I will say this about that video. I posted it roughly a year after the day it was recorded. August 2021 was a very rough month for my mom and me. She hit a point where she could not live alone. Though we considered me moving home, we knew that Ruby and my dogs would never safely coexist in the same house. No one we knew wanted to adopt Ruby. It was heartbreaking and bleak and I did not have a playbook for how to proceed. My mom and I did the best we could with what we had. And then in August 2022, I stumbled upon the video and it was an assurance that it ended much better than I feared it would.

I don’t know what you’re going through today. Holidays can be overwhelming and depressing. On these days, we tend to take the magnifying glass out and scrutinize what we’ve done wrong or who we’ve failed or why we aren’t any number of things we were sure we’d be by the age we are. If you’re feeling that, you’re not alone. In fact, if you’re too damn happy right this moment, you might be the only one.

I’m glad I didn’t take my video down. I can only say that because of the time that has passed because truthfully, the comments did hurt me. But I didn’t delete the hate.

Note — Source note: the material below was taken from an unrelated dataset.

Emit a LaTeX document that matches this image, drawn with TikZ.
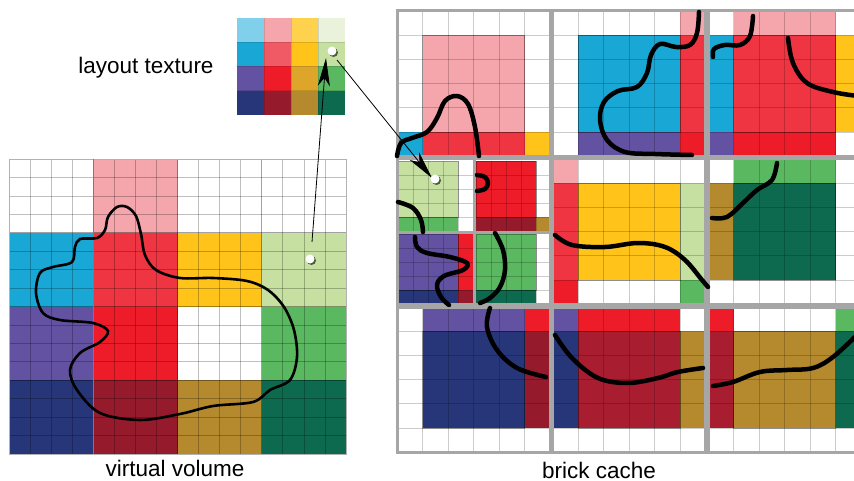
\documentclass[tikz,border=0pt]{standalone}
\usepackage{fontspec}
\setmainfont{Liberation Sans}
\usetikzlibrary{arrows.meta,shadows}
\definecolor{pinkL}{HTML}{F5A6AC}
\definecolor{cyanB}{HTML}{19A8D6}
\definecolor{redA}{HTML}{EF3542}
\definecolor{yellowB}{HTML}{FFC31A}
\definecolor{lgreen}{HTML}{C5E0A0}
\definecolor{purpleB}{HTML}{6351A1}
\definecolor{redB}{HTML}{ED1C28}
\definecolor{greenB}{HTML}{59B860}
\definecolor{navy}{HTML}{263679}
\definecolor{dred}{HTML}{951A2B}
\definecolor{dredB}{HTML}{A91D31}
\definecolor{olive}{HTML}{B58A2E}
\definecolor{dgreen}{HTML}{0E6A4E}
\definecolor{lcyan}{HTML}{80D0EC}
\definecolor{lyellow}{HTML}{FFD24D}
\definecolor{pgreen}{HTML}{EAF2DC}
\definecolor{coral}{HTML}{F05A64}
\definecolor{gold}{HTML}{DDA62A}
\definecolor{edgeor}{HTML}{C8642A}
\tikzset{
  gridl/.style={black, opacity=0.2, line width=0.7pt},
  blkl/.style={black, opacity=0.3, line width=0.8pt},
  tileb/.style={draw=black!35, line width=3pt},
  curve/.style={line width=4.5pt, line cap=round, line join=round},
  blob/.style={line width=2.6pt},
  ptr/.style={line width=0.8pt, -{Stealth[length=28pt, width=12pt, inset=8pt]}},
  dotn/.style={circle, fill=white, inner sep=0pt, minimum size=9pt,
    drop shadow={shadow xshift=1.5pt, shadow yshift=-1.5pt, opacity=0.6, fill=black}},
  lbl/.style={font=\fontsize{22.5}{27}\selectfont, anchor=base, inner sep=0pt},
}
\newcommand\bricktile[3]{%
  \begin{scope}[shift={(#1,#2)}, x=25.5pt, y=-24.2pt]
    \foreach \bc [count=\k from 0] in {#3} {
      \pgfmathtruncatemacro\rx{mod(\k,3)}
      \pgfmathtruncatemacro\ry{div(\k,3)}
      \pgfmathsetmacro\xa{\rx==0?0:(\rx==1?1:5)}
      \pgfmathsetmacro\xb{\rx==0?1:(\rx==1?5:6)}
      \pgfmathsetmacro\ya{\ry==0?0:(\ry==1?1:5)}
      \pgfmathsetmacro\yb{\ry==0?1:(\ry==1?5:6)}
      \fill[\bc] (\xa,\ya) rectangle (\xb,\yb);
    }
    \foreach \i in {1,...,5} {\draw[gridl] (\i,0) -- (\i,6); \draw[gridl] (0,\i) -- (6,\i);}
    \draw[blkl] (1,1) rectangle (5,5);
    \draw[tileb] (0,0) rectangle (6,6);
  \end{scope}}
\newcommand\subbrick[6]{%
  \begin{scope}[shift={(#1,#2)}, x=15pt, y=-14pt]
    \fill[#3] (0,0) rectangle (4,4);
    \fill[#4] (4,0) rectangle (5,4);
    \fill[#5] (0,4) rectangle (4,5);
    \fill[#6] (4,4) rectangle (5,5);
    \foreach \i in {1,...,4} {\draw[gridl] (\i,0) -- (\i,5); \draw[gridl] (0,\i) -- (5,\i);}
    \draw[blkl] (0,0) rectangle (4,4);
  \end{scope}}
\begin{document}
\begin{tikzpicture}[x=1pt, y=-1pt]
\useasboundingbox (0,0) rectangle (854,481);
\clip (0,0) rectangle (854,481);
\fill[white] (0,0) rectangle (854,481);

% ---------- virtual volume ----------
\begin{scope}[shift={(9,159)}, x=21.0625pt, y=-18.4375pt]
  \foreach \bc [count=\k from 0] in {white,pinkL,white,white,cyanB,redA,yellowB,lgreen,purpleB,redB,white,greenB,navy,dred,olive,dgreen} {
    \pgfmathtruncatemacro\rr{div(\k,4)}
    \pgfmathtruncatemacro\cc{mod(\k,4)}
    \fill[\bc] (4*\cc,4*\rr) rectangle (4*\cc+4,4*\rr+4);
  }
  \foreach \i in {1,...,15} {\draw[gridl, opacity=0.25] (\i,0) -- (\i,16); \draw[gridl, opacity=0.25] (0,\i) -- (16,\i);}
  \foreach \i in {4,8,12} {\draw[blkl, opacity=0.15] (\i,0) -- (\i,16); \draw[blkl, opacity=0.15] (0,\i) -- (16,\i);}
  \draw[black!30, line width=0.8pt] (0,0) rectangle (16,16);
  \draw[edgeor, line width=1pt] (4,0) -- (4,16);
\end{scope}
\draw[blob] plot[smooth cycle, tension=0.55] coordinates {
  (117,207) (127,207) (136,216) (141,234) (145,255) (156,270) (180,278) (213,278)
  (247,281) (268,290) (284,307) (294,330) (297,357) (290,380) (270,390) (253,402)
  (213,406) (180,414) (140,420) (100,413) (77,390) (70,370) (80,353) (100,342)
  (108,331) (93,323) (60,320) (43,313) (36,293) (40,273) (53,267) (72,262)
  (75,247) (80,239) (97,238) (105,230) (108,217)};

% ---------- layout texture ----------
\begin{scope}[shift={(237,18)}, x=27pt, y=-24.25pt]
  \foreach \bc [count=\k from 0] in {lcyan,pinkL,lyellow,pgreen,cyanB,coral,yellowB,lgreen,purpleB,redB,gold,greenB,navy,dred,olive,dgreen} {
    \pgfmathtruncatemacro\rr{div(\k,4)}
    \pgfmathtruncatemacro\cc{mod(\k,4)}
    \fill[\bc] (\cc,\rr) rectangle (\cc+1,\rr+1);
  }
  \foreach \i in {1,2,3} {\draw[gridl, opacity=0.12] (\i,0) -- (\i,4); \draw[gridl, opacity=0.12] (0,\i) -- (4,\i);}
\end{scope}

% ---------- brick cache ----------
\bricktile{397}{11}{white,white,white,white,pinkL,white,cyanB,redA,yellowB}
\bricktile{552.5}{11}{white,white,pinkL,white,cyanB,redA,white,purpleB,redB}
\bricktile{708}{11}{white,pinkL,white,cyanB,redA,yellowB,purpleB,redB,white}
\bricktile{552.5}{159}{pinkL,white,white,redA,yellowB,lgreen,redB,white,greenB}
\bricktile{708}{159}{white,greenB,white,olive,dgreen,white,white,white,white}
\bricktile{397}{307}{white,purpleB,redB,white,navy,dred,white,white,white}
\bricktile{552.5}{307}{purpleB,redB,white,navy,dredB,olive,white,white,white}
\bricktile{708}{307}{redB,white,greenB,dredB,olive,dgreen,white,white,white}
\fill[white] (397,159) rectangle (550,304.2);
\subbrick{398}{161}{lgreen}{white}{greenB}{white}
\subbrick{476}{161}{redB}{white}{dred}{olive}
\subbrick{398}{234}{purpleB}{redB}{navy}{dred}
\subbrick{476}{234}{greenB}{white}{dgreen}{white}
\draw[black!35, line width=2.2pt] (474.5,159) -- (474.5,304.2) (397,232.5) -- (550,232.5);
\draw[tileb] (397,159) rectangle (550,304.2);

% curves in brick cache
\draw[curve] plot[smooth, tension=0.6] coordinates {(397,156) (401,143) (412,138) (427,132) (437,118) (445,101) (457,96) (468,104) (475,127) (479,156)};
\draw[curve] plot[smooth, tension=0.6] coordinates {(699,12) (697,33) (690,45) (676,47) (660,44) (651,55) (647,73) (637,87) (618,91) (604,102) (600,120) (607,140) (625,152) (655,154) (692,155)};
\draw[curve] plot[smooth, tension=0.6] coordinates {(753,16) (750,36) (740,45) (725,45) (714,49) (713,57)};
\draw[curve] plot[smooth, tension=0.6] coordinates {(788,38) (793,63) (807,83) (833,92) (858,96)};
\draw[curve] plot[smooth, tension=0.6] coordinates {(477,175) (485,177) (488,183) (485,189) (477,191)};
\draw[curve] plot[smooth, tension=0.6] coordinates {(398,202) (413,208) (421,220) (423,232)};
\draw[curve] plot[smooth, tension=0.6] coordinates {(415,237) (417,247) (427,253) (450,257) (467,263) (463,270) (444,276) (437,285) (441,297) (449,305)};
\draw[curve] plot[smooth, tension=0.6] coordinates {(495,233) (503,250) (505,270) (500,287) (490,298) (480,303)};
\draw[curve] plot[smooth, tension=0.6] coordinates {(490,308) (487,327) (497,350) (517,368) (546,377)};
\draw[curve] plot[smooth, tension=0.6] coordinates {(555,235) (572,245) (605,247) (638,243) (665,247) (685,260) (702,280) (708,287)};
\draw[curve] plot[smooth, tension=0.6] coordinates {(777,163) (772,180) (757,190) (743,203) (727,217) (712,218)};
\draw[curve] plot[smooth, tension=0.6] coordinates {(555,335) (572,358) (598,378) (628,383) (658,378) (678,372) (703,368)};
\draw[curve] plot[smooth, tension=0.6] coordinates {(713,386) (733,382) (760,372) (787,370) (813,368) (833,357) (858,334)};

% ---------- pointers ----------
\coordinate (a1s) at (312,242);
\coordinate (a1e) at (326,58);
\coordinate (a2s) at (337,60);
\coordinate (a2e) at (432,178);
\draw[ptr] (a1s) -- (a1e);
\draw[ptr] (a2s) -- (a2e);
\node[dotn] (vdot) at (310,259) {};
\node[dotn] (tdot) at (332,51) {};
\node[dotn] (bdot) at (435,179) {};

% ---------- labels ----------
\node[lbl] (ltex) at (146,74) {layout texture};
\node[lbl] (lvv) at (175,476) {virtual volume};
\node[lbl] (lbc) at (599,478) {brick cache};
\end{tikzpicture}
\end{document}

Even in the videos where I defended myself, I tried to say, it doesn’t matter if you hate me, but please, offer grace to the people who are truly in your life and not on some dumb app.

If you’re reading this, you are the ones in my life. You know my story. You know my many flaws. Y’all know way more of my failings than Tiktok does! To you, I send wishes of joy and grace in this holiday season. I have to go now, Ricky and Veronica are both pawing and moaning to take them outside for their morning walks in the California sunshine. Merry Christmas, I love you all!